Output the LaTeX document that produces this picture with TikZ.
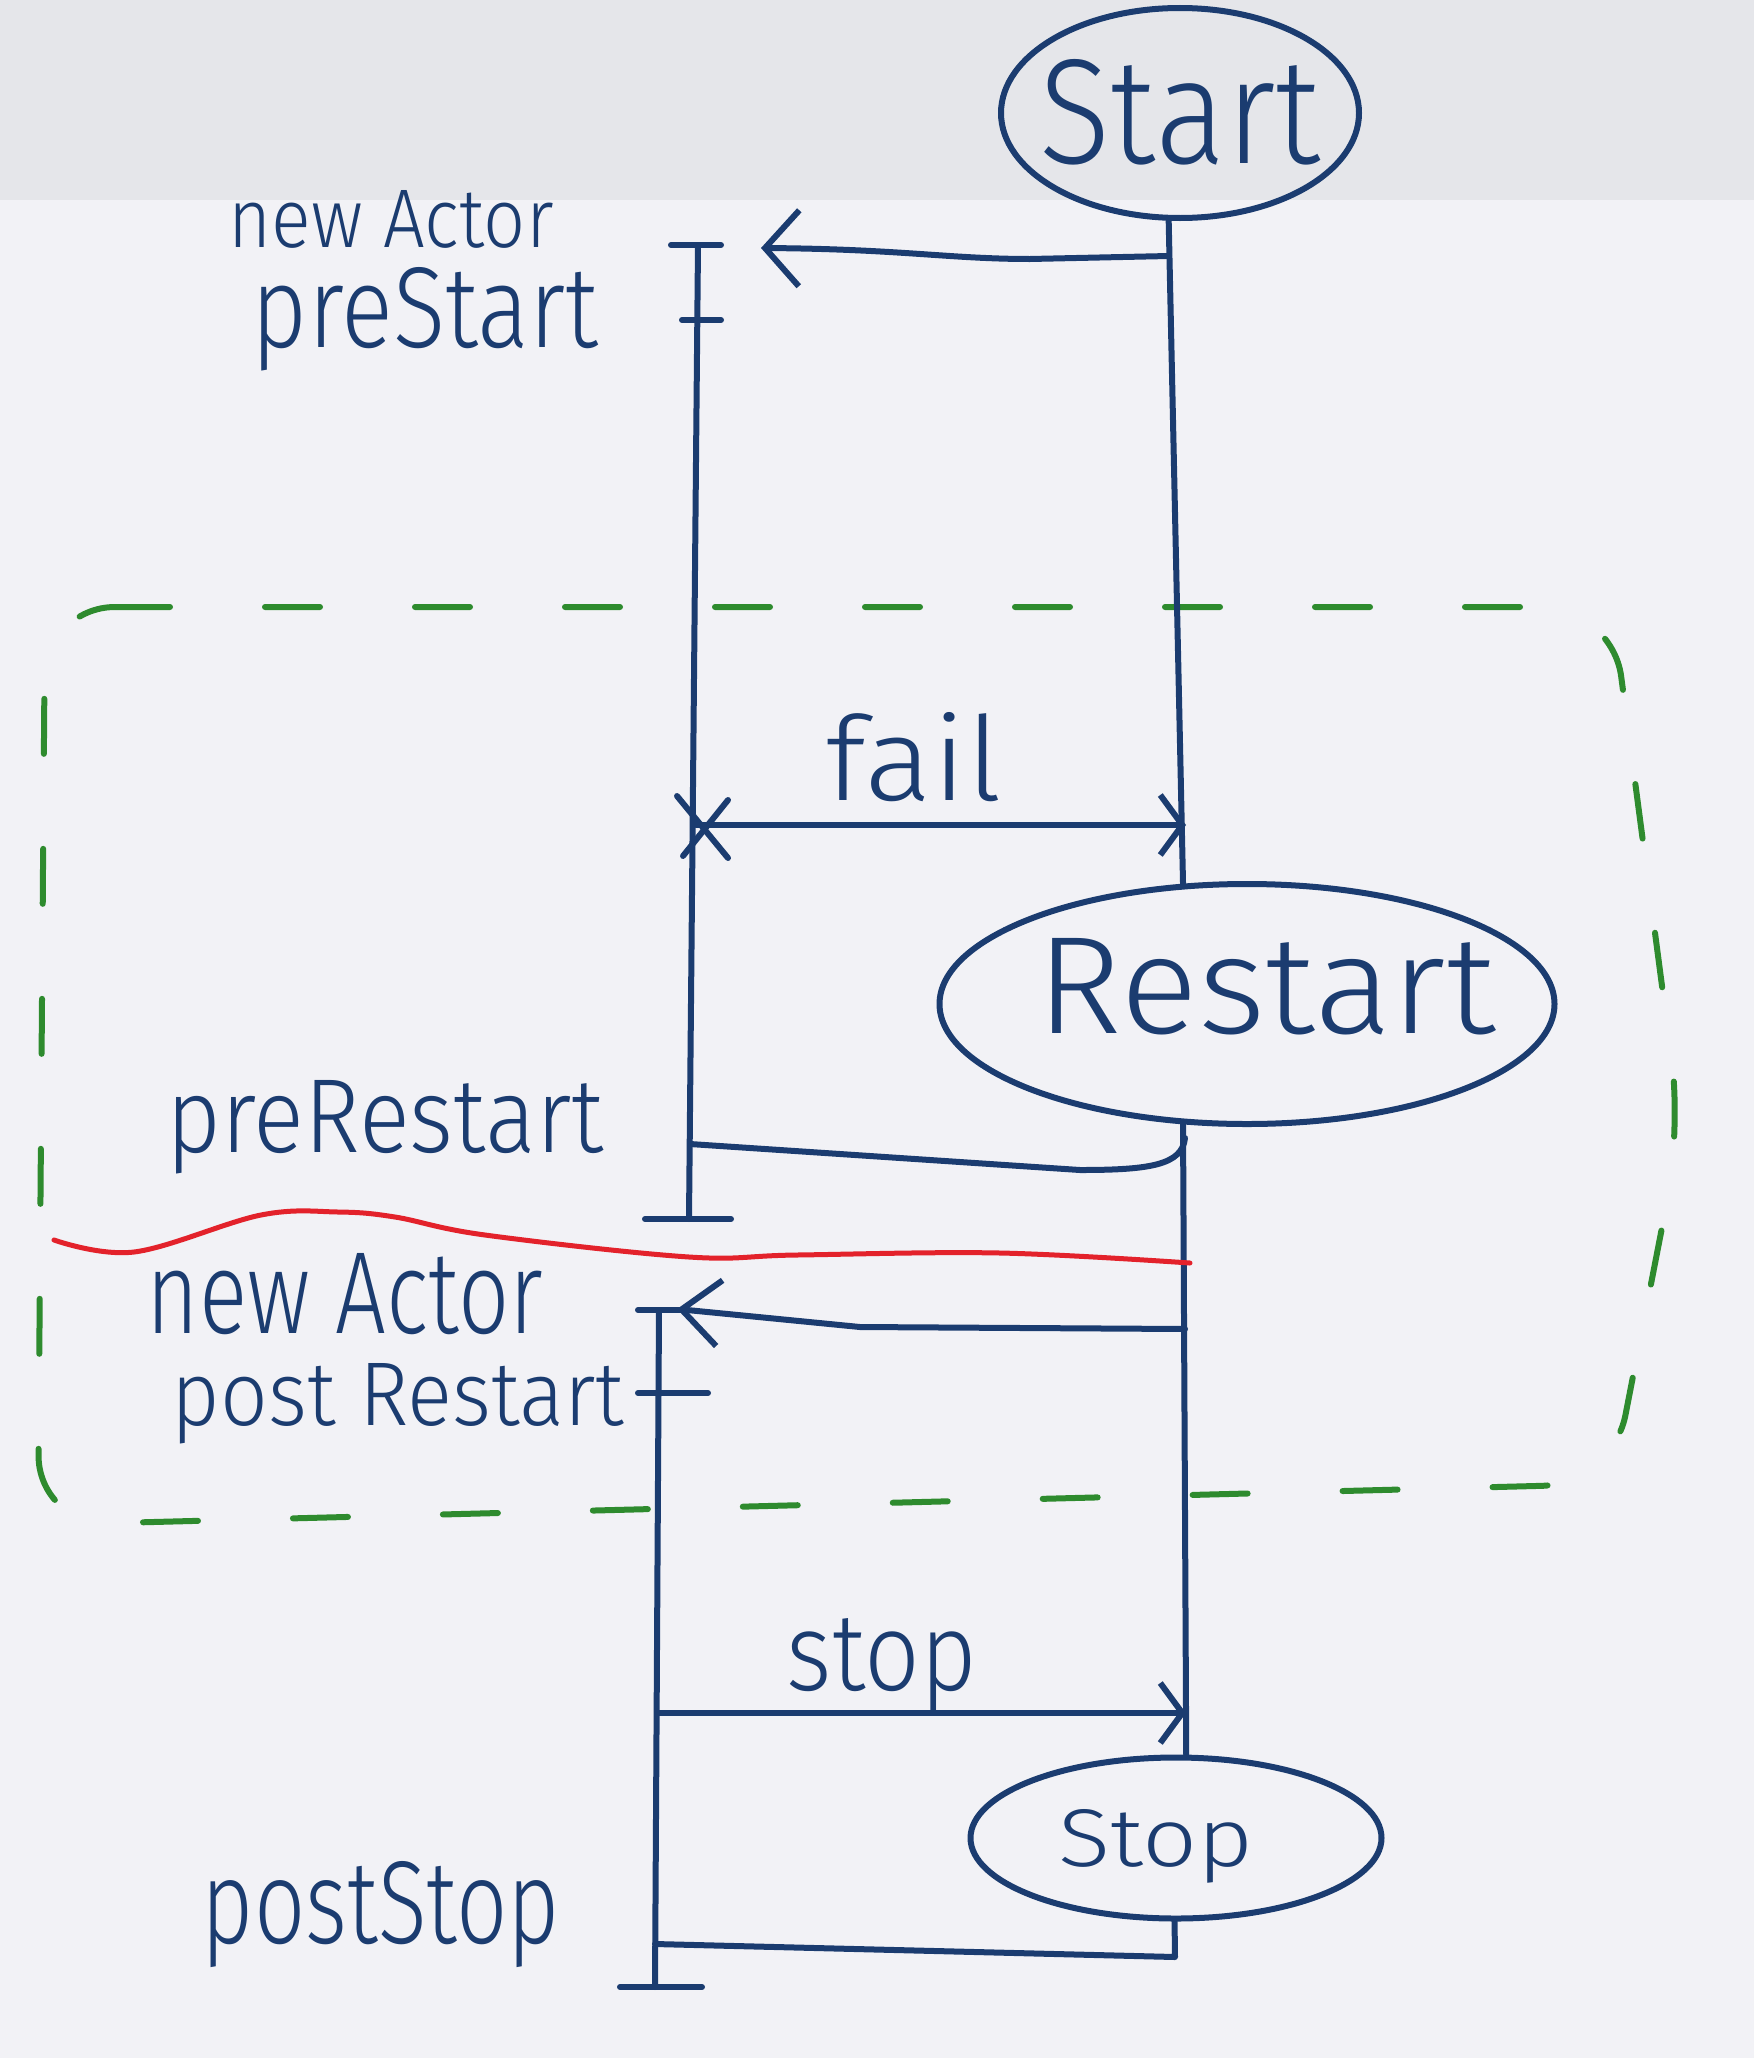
\documentclass[tikz,border=0pt]{standalone}
\usepackage{fontspec}
\usepackage{graphicx}
\usetikzlibrary{arrows.meta,shapes.geometric}
\newfontfamily\hand{Fira Sans Light}
\definecolor{ink}{HTML}{1B3C70}
\definecolor{dgreen}{HTML}{2E8B2E}
\definecolor{rline}{HTML}{E3222B}
\definecolor{bgtop}{HTML}{E5E6EA}
\definecolor{bgmain}{HTML}{F2F2F6}
\newcommand{\fitwh}[3]{\resizebox{#1}{#2}{#3}}
\tikzset{
  ink/.style={draw=ink, line width=6pt, line cap=round, line join=round},
  bubble/.style={ellipse, draw=ink, line width=6pt, inner sep=0pt},
  txt/.style={text=ink, inner sep=0pt, anchor=base, font=\hand},
  greendash/.style={draw=dgreen, line width=6pt, line cap=round, dash pattern=on 55pt off 95pt, rounded corners=70pt},
  redwave/.style={draw=rline, line width=5pt, line cap=round, line join=round},
  bigbarb/.style={-{Straight Barb[length=34pt,width=76pt]}},
  midbarb/.style={-{Straight Barb[length=38pt,width=66pt]}},
  smallbarb/.style={-{Straight Barb[length=22pt,width=60pt]}},
}
\begin{document}
\begin{tikzpicture}[x=1pt,y=-1pt]
\fill[bgmain] (0,0) rectangle (1754,2058);
\fill[bgtop] (0,0) rectangle (1754,200);
\useasboundingbox (0,0) rectangle (1754,2058);

% green dashed frame
\draw[greendash] (45,607) -- (1612,607) -- (1681,1130) -- (1612,1484) -- (38,1525) -- cycle;

% state bubbles
\node[bubble, minimum width=358pt, minimum height=210pt] (start) at (1180,113) {};
\node[txt] (starttxt) at (1180,163) {\fitwh{280pt}{104pt}{Start}};
\node[bubble, minimum width=615pt, minimum height=240pt] (restart) at (1247,1004) {};
\node[txt] (restarttxt) at (1266,1033) {\fitwh{459pt}{95pt}{Restart}};
\node[bubble, minimum width=411pt, minimum height=161pt] (stop) at (1176,1838) {};
\node[txt] (stoptxt) at (1156,1866) {\fitwh{195pt}{57pt}{Stop}};

% labels
\node[txt] (na1) at (391,247) {\fitwh{325pt}{57pt}{new Actor}};
\node[txt] (prestart) at (425,347) {\fitwh{346pt}{80pt}{preStart}};
\node[txt] (fail) at (914,800) {\fitwh{176pt}{88pt}{fail}};
\node[txt] (prerestart) at (385,1152) {\fitwh{437pt}{72pt}{preRestart}};
\node[txt] (na2) at (345,1333) {\fitwh{396pt}{80pt}{new Actor}};
\node[txt] (postrestart) at (398,1425) {\fitwh{452pt}{62pt}{post Restart}};
\node[txt] (stoplbl) at (882,1690) {\fitwh{190pt}{72pt}{stop}};
\node[txt] (poststop) at (381,1943) {\fitwh{358pt}{82pt}{postStop}};

% supervisor line
\draw[ink] (start.264) -- (restart.118);
\draw[ink] (restart.242) -- (stop.83);

% first actor lifeline
\coordinate (L1top) at (698,245);
\coordinate (L1tick) at (697,320);
\coordinate (L1bot) at (689,1219);
\draw[ink] (L1top) -- (L1bot);
\draw[ink] ([xshift=-27pt]L1top) -- ([xshift=23pt]L1top);
\draw[ink] ([xshift=-15pt]L1tick) -- ([xshift=24pt]L1tick);
\draw[ink] ([xshift=-44pt]L1bot) -- ([xshift=42pt]L1bot);

% new actor arrow
\coordinate (r1) at (1169,256);
\coordinate (tip1) at (761,248);
\draw[ink, bigbarb] (r1) -- (1030,259) .. controls (950,259) and (900,249) .. (tip1);

% fail
\coordinate (failL) at (696,825);
\coordinate (failR) at (1186,825);
\draw[ink, smallbarb] (failL) -- (failR);
\draw[ink] ([shift={(-19,-29)}]failL) -- ([shift={(32,33)}]failL);
\draw[ink] ([shift={(32,-25)}]failL) -- ([shift={(-13,31)}]failL);

% preRestart
\coordinate (prR) at (1185,1138);
\coordinate (prL) at (690,1144);
\draw[ink] (prR) .. controls (1182,1165) and (1150,1170) .. (1080,1170) -- (prL);

% red line
\draw[redwave] plot[smooth, tension=0.6] coordinates {(54,1240) (134,1252) (261,1215) (338,1212) (395,1217) (485,1235) (689,1257) (797,1255) (1000,1253) (1190,1263)};

% second actor
\coordinate (r2) at (1185,1329);
\coordinate (tip2) at (677,1309);
\draw[ink, midbarb] (r2) -- (860,1327) -- (tip2);
\coordinate (L2top) at (659,1310);
\coordinate (L2tick) at (658,1393);
\coordinate (L2bot) at (655,1987);
\draw[ink] (L2top) -- (L2bot);
\draw[ink] ([xshift=-21pt]L2top) -- ([xshift=23pt]L2top);
\draw[ink] ([xshift=-20pt]L2tick) -- ([xshift=50pt]L2tick);
\draw[ink] ([xshift=-35pt]L2bot) -- ([xshift=47pt]L2bot);

% stop
\coordinate (sL) at (657,1713);
\coordinate (sR) at (1186,1713);
\draw[ink, smallbarb] (sL) -- (sR);

% postStop
\coordinate (psL) at (655,1944);
\draw[ink] (stop.269) -- (1175,1957) -- (psL);
\end{tikzpicture}
\end{document}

====================

### Task instructions
Leave out any pictures, please, and quote only the lines from the top of the data through the line that contains "(38,1525) -- cycle;".

### Solution for this problem
Output the LaTeX document that produces this picture with TikZ.
\documentclass[tikz,border=0pt]{standalone}
\usepackage{fontspec}
\usepackage{graphicx}
\usetikzlibrary{arrows.meta,shapes.geometric}
\newfontfamily\hand{Fira Sans Light}
\definecolor{ink}{HTML}{1B3C70}
\definecolor{dgreen}{HTML}{2E8B2E}
\definecolor{rline}{HTML}{E3222B}
\definecolor{bgtop}{HTML}{E5E6EA}
\definecolor{bgmain}{HTML}{F2F2F6}
\newcommand{\fitwh}[3]{\resizebox{#1}{#2}{#3}}
\tikzset{
  ink/.style={draw=ink, line width=6pt, line cap=round, line join=round},
  bubble/.style={ellipse, draw=ink, line width=6pt, inner sep=0pt},
  txt/.style={text=ink, inner sep=0pt, anchor=base, font=\hand},
  greendash/.style={draw=dgreen, line width=6pt, line cap=round, dash pattern=on 55pt off 95pt, rounded corners=70pt},
  redwave/.style={draw=rline, line width=5pt, line cap=round, line join=round},
  bigbarb/.style={-{Straight Barb[length=34pt,width=76pt]}},
  midbarb/.style={-{Straight Barb[length=38pt,width=66pt]}},
  smallbarb/.style={-{Straight Barb[length=22pt,width=60pt]}},
}
\begin{document}
\begin{tikzpicture}[x=1pt,y=-1pt]
\fill[bgmain] (0,0) rectangle (1754,2058);
\fill[bgtop] (0,0) rectangle (1754,200);
\useasboundingbox (0,0) rectangle (1754,2058);

% green dashed frame
\draw[greendash] (45,607) -- (1612,607) -- (1681,1130) -- (1612,1484) -- (38,1525) -- cycle;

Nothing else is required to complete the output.